En lo formal, me ha “chocado” el repetitivo lenguaje inclusivo (los, las). Parece que no cuadre bien en un texto que pretende ser normativo y legal.

El situar el derecho a la buena muerte, a la par que otros derechos de la persona, parce tener un cierto tufillo de liberalismo burgués, propio de no pocos sectores de los tiempos actuales –del primer mundo en particular– que suelen creer y se atreven a formular: “Yo con lo mío, hago lo que quiero”. Al margen de la creencia en la vida como don de Dios propia de los creyentes, cristianos y de otras religiones, también tenemos derechos y deberes con la sociedad a la que pertenecemos. Somos ciudadanos del mundo, con derechos y obligaciones en la casa común de la Humanidad. No me parece que para los hombres del mundo del subdesarrollo sea esta –la de bien morir– una preocupación esencial.

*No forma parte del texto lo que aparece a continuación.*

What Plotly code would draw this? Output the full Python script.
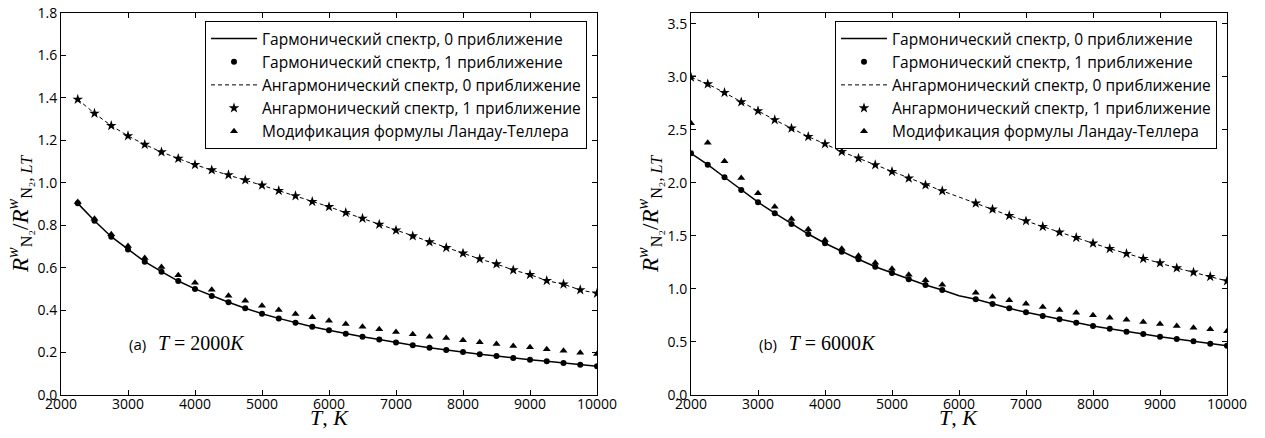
import plotly.graph_objects as go

# ---------------- data ----------------
T_a = [2250, 2500, 2750, 3000, 3250, 3500, 3750, 4000, 4250, 4500, 4750, 5000, 5250, 5500, 5750, 6000,
       6250, 6500, 6750, 7000, 7250, 7500, 7750, 8000, 8250, 8500, 8750, 9000, 9250, 9500, 9750, 10000]
harm0_a = [0.903, 0.821, 0.746, 0.686, 0.628, 0.581, 0.537, 0.500, 0.467, 0.437, 0.409, 0.383, 0.361, 0.341, 0.322, 0.305,
           0.289, 0.275, 0.261, 0.247, 0.234, 0.223, 0.212, 0.203, 0.192, 0.184, 0.174, 0.166, 0.159, 0.151, 0.143, 0.135]
harm1_a = [0.903, 0.821, 0.746, 0.686, 0.628, 0.581, 0.537, 0.500, 0.467, 0.437, 0.409, 0.383, 0.361, 0.341, 0.322, 0.305,
           0.289, 0.275, 0.261, 0.247, 0.234, 0.223, 0.212, 0.203, 0.192, 0.184, 0.174, 0.166, 0.159, 0.151, 0.143, 0.135]
anh0_a = [1.393, 1.327, 1.269, 1.221, 1.180, 1.145, 1.114, 1.085, 1.060, 1.037, 1.013, 0.988, 0.963, 0.938, 0.911, 0.887,
          0.859, 0.832, 0.804, 0.776, 0.749, 0.721, 0.694, 0.668, 0.641, 0.617, 0.589, 0.567, 0.539, 0.522, 0.495, 0.479]
anh1_a = [1.393, 1.327, 1.269, 1.221, 1.180, 1.145, 1.114, 1.085, 1.060, 1.037, 1.013, 0.988, 0.963, 0.938, 0.911, 0.887,
          0.859, 0.832, 0.804, 0.776, 0.749, 0.721, 0.694, 0.668, 0.641, 0.617, 0.589, 0.567, 0.539, 0.522, 0.495, 0.479]
lt_a = [0.910, 0.830, 0.757, 0.702, 0.646, 0.603, 0.564, 0.529, 0.496, 0.468, 0.444, 0.421, 0.401, 0.382, 0.366, 0.350,
        0.335, 0.322, 0.310, 0.297, 0.286, 0.275, 0.269, 0.258, 0.248, 0.240, 0.231, 0.225, 0.215, 0.209, 0.199, 0.193]

T_b = [2000, 2250, 2500, 2750, 3000, 3250, 3500, 3750, 4000, 4250, 4500, 4750, 5000, 5250, 5500, 5750, 6000,
       6250, 6500, 6750, 7000, 7250, 7500, 7750, 8000, 8250, 8500, 8750, 9000, 9250, 9500, 9750, 10000]
harm0_b = [2.278, 2.171, 2.052, 1.932, 1.817, 1.713, 1.612, 1.517, 1.430, 1.351, 1.279, 1.209, 1.150, 1.090, 1.037, 0.990, 0.935,
           0.902, 0.858, 0.817, 0.779, 0.745, 0.713, 0.681, 0.650, 0.625, 0.597, 0.575, 0.549, 0.528, 0.506, 0.484, 0.465]
harm1_b = [2.278, 2.171, 2.052, 1.932, 1.817, 1.713, 1.612, 1.517, 1.430, 1.351, 1.279, 1.209, 1.150, 1.090, 1.037, 0.990, None,
           0.902, 0.858, 0.817, 0.779, 0.745, 0.713, 0.681, 0.650, 0.625, 0.597, 0.575, 0.549, 0.528, 0.506, 0.484, 0.465]
anh0_b = [2.994, 2.931, 2.849, 2.761, 2.677, 2.592, 2.514, 2.435, 2.366, 2.293, 2.231, 2.168, 2.105, 2.042, 1.979, 1.923, 1.866,
          1.807, 1.750, 1.690, 1.640, 1.586, 1.533, 1.483, 1.430, 1.379, 1.332, 1.285, 1.244, 1.197, 1.156, 1.115, 1.074]
anh1_b = [2.994, 2.931, 2.849, 2.761, 2.677, 2.592, 2.514, 2.435, 2.366, 2.293, 2.231, 2.168, 2.105, 2.042, 1.979, 1.923, None,
          1.807, 1.750, 1.690, 1.640, 1.586, 1.533, 1.483, 1.430, 1.379, 1.332, 1.285, 1.244, 1.197, 1.156, 1.115, 1.074]
lt_b = [2.561, 2.378, 2.203, 2.045, 1.901, 1.775, 1.659, 1.562, 1.461, 1.379, 1.313, 1.247, 1.190, 1.134, 1.081, 1.040, None,
        0.964, 0.926, 0.893, 0.861, 0.829, 0.801, 0.776, 0.751, 0.729, 0.710, 0.688, 0.669, 0.650, 0.634, 0.619, 0.600]

names = ["Гармонический спектр, 0 приближение",
         "Гармонический спектр, 1 приближение",
         "Ангармонический спектр, 0 приближение",
         "Ангармонический спектр, 1 приближение",
         "Модификация формулы Ландау-Теллера"]

x_ticks = [2000, 3000, 4000, 5000, 6000, 7000, 8000, 9000, 10000]
x_ticktext = ["2000", "3000", "4000", "5000", "6000", "7000", "8000", "9000", "10000"]
y_ticks_a = [0.0, 0.2, 0.4, 0.6, 0.8, 1.0, 1.2, 1.4, 1.6, 1.8]
y_ticks_b = [0.0, 0.5, 1.0, 1.5, 2.0, 2.5, 3.0, 3.5]

# ---------------- figure ----------------
W, H = 1265, 438
fig = go.Figure()

def add_panel(T, h0, h1, a0, a1, lt, xa, ya, leg):
    fig.add_trace(go.Scatter(x=T, y=h0, mode="lines", name=names[0], legend=leg,
                             line=dict(color="black", width=1.5), xaxis=xa, yaxis=ya))
    fig.add_trace(go.Scatter(x=T, y=h1, mode="markers", name=names[1], legend=leg,
                             marker=dict(symbol="circle", size=6, color="black"), xaxis=xa, yaxis=ya))
    fig.add_trace(go.Scatter(x=T, y=a0, mode="lines", name=names[2], legend=leg,
                             line=dict(color="black", width=1, dash="4px,3px"), xaxis=xa, yaxis=ya))
    fig.add_trace(go.Scatter(x=T, y=a1, mode="markers", name=names[3], legend=leg,
                             marker=dict(symbol="star", size=8, color="black"), xaxis=xa, yaxis=ya))
    fig.add_trace(go.Scatter(x=T, y=lt, mode="markers", name=names[4], legend=leg,
                             marker=dict(symbol="triangle-up", size=7, color="black"), xaxis=xa, yaxis=ya))

add_panel(T_a, harm0_a, harm1_a, anh0_a, anh1_a, lt_a, "x", "y", "legend")
add_panel(T_b, harm0_b, harm1_b, anh0_b, anh1_b, lt_b, "x2", "y2", "legend2")

ydom = [1 - 395 / H, 1 - 13 / H]
xdom_a = [61 / W, 597 / W]
xdom_b = [691 / W, 1227 / W]

tickfont = dict(family="Open Sans", size=14, color="black")
axis_common = dict(showline=True, linecolor="black", linewidth=1, mirror="ticks",
                   ticks="inside", ticklen=5, tickcolor="black", tickwidth=1,
                   showgrid=False, zeroline=False, tickfont=tickfont, automargin=False)
xaxis_common = dict(axis_common, ticklabelstandoff=-4)

legend_common = dict(y=1 - 21 / H, xanchor="right", yanchor="top",
                     bgcolor="white", bordercolor="black", borderwidth=1,
                     font=dict(family="Open Sans", size=15.5, color="black"), itemwidth=46)

fig.update_layout(
    width=W, height=H,
    margin=dict(l=0, r=0, t=0, b=0),
    paper_bgcolor="white", plot_bgcolor="white",
    showlegend=True,
    xaxis=dict(domain=xdom_a, range=[2000, 10000], tickvals=x_ticks, ticktext=x_ticktext, anchor="y", **xaxis_common),
    yaxis=dict(domain=ydom, range=[0, 1.8], tickvals=y_ticks_a, tickformat=".1f", anchor="x", **axis_common),
    xaxis2=dict(domain=xdom_b, range=[2000, 10000], tickvals=x_ticks, ticktext=x_ticktext, anchor="y2", **xaxis_common),
    yaxis2=dict(domain=ydom, range=[0, 3.6], tickvals=y_ticks_b, tickformat=".1f", anchor="x2", **axis_common),
    legend=dict(x=587 / W, **legend_common),
    legend2=dict(x=1217 / W, **legend_common),
)

serif = "Liberation Serif"
ylabel = ("<i>R</i><sup><i>w</i></sup><sub>N₂</sub>/<i>R</i><sup><i>w</i></sup>"
          "<sub>N₂, <i>LT</i></sub>")
for xp in (19, 649):
    fig.add_annotation(x=xp / W, y=1 - 214 / H, xref="paper", yref="paper", text=ylabel,
                       textangle=-90, showarrow=False, xanchor="center", yanchor="middle",
                       font=dict(family=serif, size=23, color="black"))
for xc in (329, 959):
    fig.add_annotation(x=xc / W, y=1 - 417 / H, xref="paper", yref="paper", text="<i>T</i>, <i>K</i>",
                       showarrow=False, xanchor="center", yanchor="middle",
                       font=dict(family=serif, size=22, color="black"))

for xl, lab, temp in ((127, "(a)", "2000"), (757, "(b)", "6000")):
    txt = (f"{lab}   <span style=\"font-family:'{serif}';font-size:20px\"><i>T</i> = {temp}<i>K</i></span>")
    fig.add_annotation(x=xl / W, y=1 - 343 / H, xref="paper", yref="paper", text=txt,
                       showarrow=False, xanchor="left", yanchor="middle",
                       font=dict(family="Open Sans", size=15, color="black"))

fig.write_html("out.html")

Las competencias arbitrales de los médicos, de los consultores, de las comisiones, tan repetidas y desarrolladas, pueden propiciar con facilidad a deslizamientos graves que conduzcan a la eutanasia sin límites como en Suiza. Parece ser que ser que en Holanda también ha ocurrido así en no pocas ocasiones.

Personalmente, yo me encuentro cómodo viviendo al día y tratando de ser compasivo. Para las postrimerías, me parece suficiente poder contar con el auxilio de los cuidados paliativos. Ojalá nuestros gobiernos invirtieran más en ellos en nuestros centros sanitarios.

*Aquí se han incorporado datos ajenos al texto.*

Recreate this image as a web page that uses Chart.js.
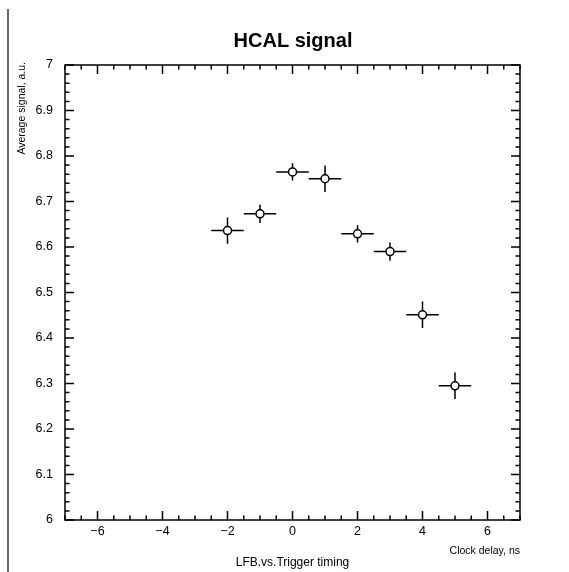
<!DOCTYPE html>
<html>
<head>
<meta charset="utf-8">
<script src="https://cdn.jsdelivr.net/npm/chart.js@4.4.1/dist/chart.umd.min.js"></script>
<style>
html,body{margin:0;padding:0;background:#fff;}
canvas{display:block;}
</style>
</head>
<body>
<canvas id="c" width="569" height="572"></canvas>
<script>
// data
const delays    = [-2, -1, 0, 1, 2, 3, 4, 5];
const signal    = [6.636, 6.673, 6.765, 6.750, 6.629, 6.590, 6.451, 6.295];
const signalErr = [0.029, 0.020, 0.019, 0.029, 0.019, 0.020, 0.029, 0.029];
const delayErr  = [0.5, 0.5, 0.5, 0.5, 0.5, 0.5, 0.5, 0.5];

const xTicks = [-6, -4, -2, 0, 2, 4, 6];
const yTicks = [6, 6.1, 6.2, 6.3, 6.4, 6.5, 6.6, 6.7, 6.8, 6.9, 7];

const FONT = "'Liberation Sans', Arial, sans-serif";

function minorVals(min, max, step){
  const out = [];
  const n = Math.round((max - min) / step);
  for(let i = 0; i <= n; i++) out.push(+(min + i*step).toFixed(4));
  return out;
}
const fmt = (v) => String(+v.toFixed(2)).replace("-", "\u2212");

// error bars under the markers
const errorBars = {
  id: "errorBars",
  beforeDatasetsDraw(chart){
    const {ctx, scales:{x, y}} = chart;
    ctx.save();
    ctx.strokeStyle = "#000";
    ctx.lineWidth = 1.5;
    delays.forEach((d, i) => {
      const px = x.getPixelForValue(d), py = y.getPixelForValue(signal[i]);
      ctx.beginPath();
      ctx.moveTo(x.getPixelForValue(d - delayErr[i]), py);
      ctx.lineTo(x.getPixelForValue(d + delayErr[i]), py);
      ctx.moveTo(px, y.getPixelForValue(signal[i] - signalErr[i]));
      ctx.lineTo(px, y.getPixelForValue(signal[i] + signalErr[i]));
      ctx.stroke();
    });
    ctx.restore();
  }
};

// frame, inward ticks on all four sides, texts
const decor = {
  id: "decor",
  afterDraw(chart){
    const {ctx, chartArea:a, scales:{x, y}} = chart;
    ctx.save();
    ctx.strokeStyle = "#000";
    ctx.lineWidth = 1.5;
    ctx.strokeRect(a.left, a.top, a.right - a.left, a.bottom - a.top);

    const tick = (px, len, vertical) => {
      if(vertical){
        ctx.moveTo(px, a.bottom); ctx.lineTo(px, a.bottom - len);
        ctx.moveTo(px, a.top); ctx.lineTo(px, a.top + len);
      } else {
        ctx.moveTo(a.left, px); ctx.lineTo(a.left + len, px);
        ctx.moveTo(a.right, px); ctx.lineTo(a.right - len, px);
      }
    };
    ctx.beginPath();
    minorVals(x.min, x.max, 0.5).forEach(v => tick(x.getPixelForValue(v), 4.5, true));
    xTicks.forEach(v => tick(x.getPixelForValue(v), 9, true));
    minorVals(y.min, y.max, 0.02).forEach(v => tick(y.getPixelForValue(v), 4.5, false));
    yTicks.forEach(v => tick(y.getPixelForValue(v), 9, false));
    ctx.stroke();

    // left border line of the canvas
    ctx.strokeStyle = "#333";
    ctx.beginPath(); ctx.moveTo(8, 9); ctx.lineTo(8, 572); ctx.stroke();

    ctx.fillStyle = "#000";
    ctx.font = `bold 20px ${FONT}`;
    ctx.textAlign = "center"; ctx.textBaseline = "alphabetic";
    ctx.fillText("HCAL signal", 293, 46.5);

    ctx.font = `10.5px ${FONT}`;
    ctx.textAlign = "right";
    ctx.fillText("Clock delay, ns", 520, 554);

    ctx.font = `12px ${FONT}`;
    ctx.textAlign = "center";
    ctx.fillText("LFB.vs.Trigger timing", 292.5, 566);

    ctx.translate(25, 62);
    ctx.rotate(-Math.PI/2);
    ctx.font = `10.5px ${FONT}`;
    ctx.textAlign = "right";
    ctx.fillText("Average signal, a.u.", 0, 0);
    ctx.restore();
  }
};

new Chart(document.getElementById("c").getContext("2d"), {
  type: "scatter",
  data: {
    datasets: [{
      data: delays.map((d, i) => ({x: d, y: signal[i]})),
      pointRadius: 4,
      pointHoverRadius: 4,
      pointBackgroundColor: "#fff",
      pointBorderColor: "#000",
      pointBorderWidth: 1.5
    }]
  },
  options: {
    responsive: false,
    animation: false,
    events: [],
    layout: { padding: { top: 65, right: 49, bottom: 0, left: 0 } },
    plugins: { legend: { display: false }, tooltip: { enabled: false }, title: { display: false } },
    scales: {
      x: {
        type: "linear", min: -7, max: 7,
        afterBuildTicks: (s) => { s.ticks = xTicks.map(v => ({value: v})); },
        afterFit: (s) => { s.height = 52; },
        grid: { display: false, drawTicks: false },
        border: { display: false },
        ticks: { color: "#000", padding: 4, maxRotation: 0, font: { family: FONT, size: 12.5 }, callback: (v) => fmt(v) }
      },
      y: {
        type: "linear", min: 6, max: 7,
        afterBuildTicks: (s) => { s.ticks = yTicks.map(v => ({value: v})); },
        afterFit: (s) => { s.width = 65; },
        grid: { display: false, drawTicks: false },
        border: { display: false },
        ticks: { color: "#000", padding: 12, font: { family: FONT, size: 12.5 }, callback: (v) => fmt(v) }
      }
    }
  },
  plugins: [errorBars, decor]
});
</script>
</body>
</html>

¿Por qué tanta prisa en aprobar esta ley? En época de pandemia profunda y generalizada del Covid-19, ¿no se antoja aberrante y casi sarcástico ocuparse del derecho a morir dignamente, cuando nos acompañan cada día cientos de hermanos, algunos parientes y amigos muy queridos, que se han ido sin decirnos ni adiós, víctimas del maldito virus? ¿No podrían esperar un poco nuestros legisladores a que esto “escampara” y preocuparse primordialmente de las víctimas y de las consecuencias negativas de esta situación generalizada y angustiosa?

Yo prefiero terminar, como suelo hacer siempre que puedo, con un canto a la vida y a la muerte como culminación de una “buena vida”, en este caso con el poema de un poeta, Rilke (+1936), tan grandioso como no sospechoso: “Pues lo que hace extraño y penoso al morir / es que no es nuestra muerte; / es una que nos toma al final, / ya que no supimos madurar ninguna. / Por eso viene un ciclo y a todos nos barre… / Da, Señor, a cada cual su propia muerte, / el morir que sale de cada día, / donde el hombre tuvo amor, sentido y pena”.